**Problem**
Skip the pictures and quote all of the lines exactly.

============

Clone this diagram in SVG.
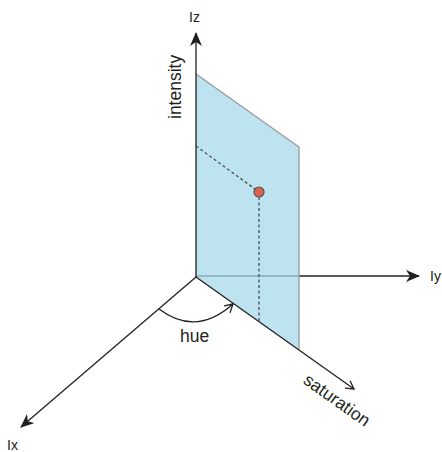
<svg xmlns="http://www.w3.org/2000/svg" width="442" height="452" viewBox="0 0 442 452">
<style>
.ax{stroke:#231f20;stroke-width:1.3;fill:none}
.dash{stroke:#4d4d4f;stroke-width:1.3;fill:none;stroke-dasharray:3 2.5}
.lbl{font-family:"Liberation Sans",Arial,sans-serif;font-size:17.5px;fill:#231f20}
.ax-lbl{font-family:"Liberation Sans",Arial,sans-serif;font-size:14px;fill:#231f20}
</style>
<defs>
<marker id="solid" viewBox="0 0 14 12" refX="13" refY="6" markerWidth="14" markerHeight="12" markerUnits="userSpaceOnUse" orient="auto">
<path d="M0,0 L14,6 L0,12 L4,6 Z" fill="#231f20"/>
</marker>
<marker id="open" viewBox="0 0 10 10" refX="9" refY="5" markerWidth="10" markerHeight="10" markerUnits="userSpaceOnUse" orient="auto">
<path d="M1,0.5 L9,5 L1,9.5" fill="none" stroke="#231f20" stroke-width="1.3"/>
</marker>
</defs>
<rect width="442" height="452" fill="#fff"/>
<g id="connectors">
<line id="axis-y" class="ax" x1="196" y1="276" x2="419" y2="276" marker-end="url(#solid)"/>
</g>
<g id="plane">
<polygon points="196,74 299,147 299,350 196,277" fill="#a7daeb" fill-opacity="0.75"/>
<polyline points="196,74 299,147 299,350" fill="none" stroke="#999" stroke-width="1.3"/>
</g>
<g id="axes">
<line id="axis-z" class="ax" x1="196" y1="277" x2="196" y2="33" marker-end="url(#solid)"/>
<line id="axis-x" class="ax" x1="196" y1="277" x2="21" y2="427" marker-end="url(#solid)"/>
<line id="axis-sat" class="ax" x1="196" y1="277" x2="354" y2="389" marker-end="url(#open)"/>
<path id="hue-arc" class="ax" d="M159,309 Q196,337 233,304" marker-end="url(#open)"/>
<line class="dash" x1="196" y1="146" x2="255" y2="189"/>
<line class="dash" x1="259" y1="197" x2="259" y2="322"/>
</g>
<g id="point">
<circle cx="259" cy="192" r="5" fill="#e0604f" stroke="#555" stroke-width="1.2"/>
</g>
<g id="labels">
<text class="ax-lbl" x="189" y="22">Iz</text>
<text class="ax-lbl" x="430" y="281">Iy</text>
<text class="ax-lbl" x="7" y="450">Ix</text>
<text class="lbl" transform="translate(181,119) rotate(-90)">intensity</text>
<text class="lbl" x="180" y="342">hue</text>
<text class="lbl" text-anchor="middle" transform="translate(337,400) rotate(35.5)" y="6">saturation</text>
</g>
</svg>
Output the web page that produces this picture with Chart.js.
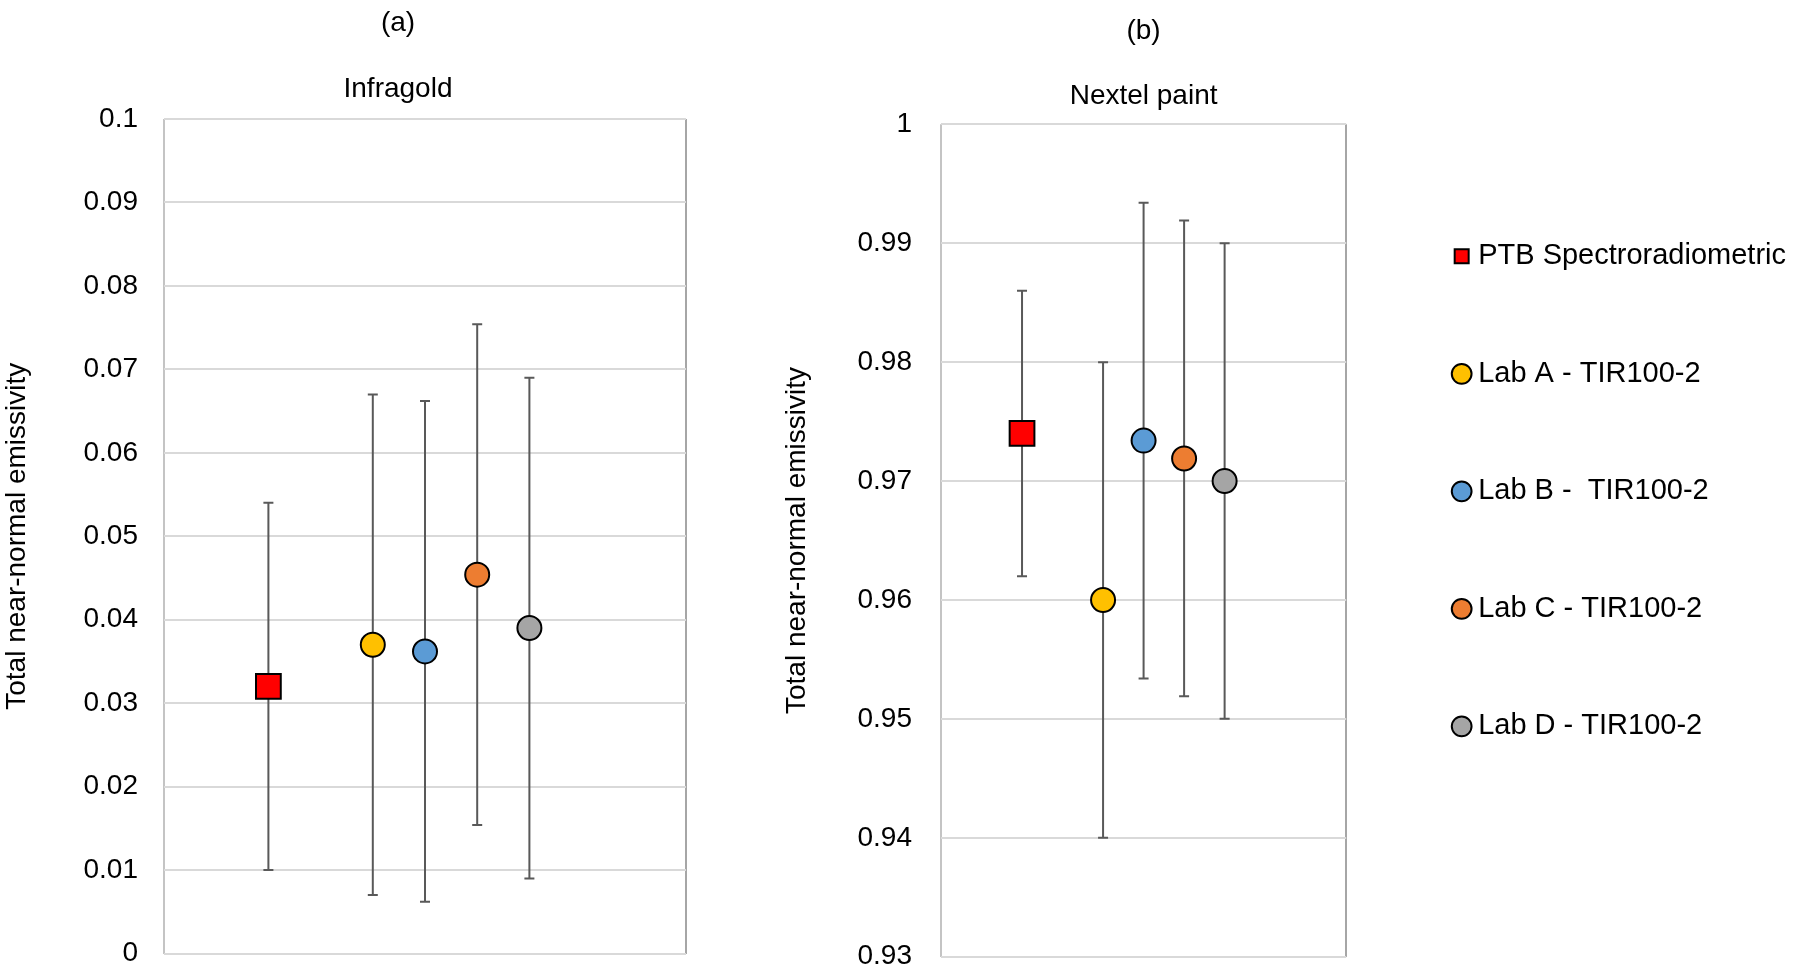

============

**Final result**
Clone this diagram in SVG.
<svg xmlns="http://www.w3.org/2000/svg" width="442" height="452" viewBox="0 0 442 452">
<style>
.ax{stroke:#231f20;stroke-width:1.3;fill:none}
.dash{stroke:#4d4d4f;stroke-width:1.3;fill:none;stroke-dasharray:3 2.5}
.lbl{font-family:"Liberation Sans",Arial,sans-serif;font-size:17.5px;fill:#231f20}
.ax-lbl{font-family:"Liberation Sans",Arial,sans-serif;font-size:14px;fill:#231f20}
</style>
<defs>
<marker id="solid" viewBox="0 0 14 12" refX="13" refY="6" markerWidth="14" markerHeight="12" markerUnits="userSpaceOnUse" orient="auto">
<path d="M0,0 L14,6 L0,12 L4,6 Z" fill="#231f20"/>
</marker>
<marker id="open" viewBox="0 0 10 10" refX="9" refY="5" markerWidth="10" markerHeight="10" markerUnits="userSpaceOnUse" orient="auto">
<path d="M1,0.5 L9,5 L1,9.5" fill="none" stroke="#231f20" stroke-width="1.3"/>
</marker>
</defs>
<rect width="442" height="452" fill="#fff"/>
<g id="connectors">
<line id="axis-y" class="ax" x1="196" y1="276" x2="419" y2="276" marker-end="url(#solid)"/>
</g>
<g id="plane">
<polygon points="196,74 299,147 299,350 196,277" fill="#a7daeb" fill-opacity="0.75"/>
<polyline points="196,74 299,147 299,350" fill="none" stroke="#999" stroke-width="1.3"/>
</g>
<g id="axes">
<line id="axis-z" class="ax" x1="196" y1="277" x2="196" y2="33" marker-end="url(#solid)"/>
<line id="axis-x" class="ax" x1="196" y1="277" x2="21" y2="427" marker-end="url(#solid)"/>
<line id="axis-sat" class="ax" x1="196" y1="277" x2="354" y2="389" marker-end="url(#open)"/>
<path id="hue-arc" class="ax" d="M159,309 Q196,337 233,304" marker-end="url(#open)"/>
<line class="dash" x1="196" y1="146" x2="255" y2="189"/>
<line class="dash" x1="259" y1="197" x2="259" y2="322"/>
</g>
<g id="point">
<circle cx="259" cy="192" r="5" fill="#e0604f" stroke="#555" stroke-width="1.2"/>
</g>
<g id="labels">
<text class="ax-lbl" x="189" y="22">Iz</text>
<text class="ax-lbl" x="430" y="281">Iy</text>
<text class="ax-lbl" x="7" y="450">Ix</text>
<text class="lbl" transform="translate(181,119) rotate(-90)">intensity</text>
<text class="lbl" x="180" y="342">hue</text>
<text class="lbl" text-anchor="middle" transform="translate(337,400) rotate(35.5)" y="6">saturation</text>
</g>
</svg>
Output the web page that produces this picture with Chart.js.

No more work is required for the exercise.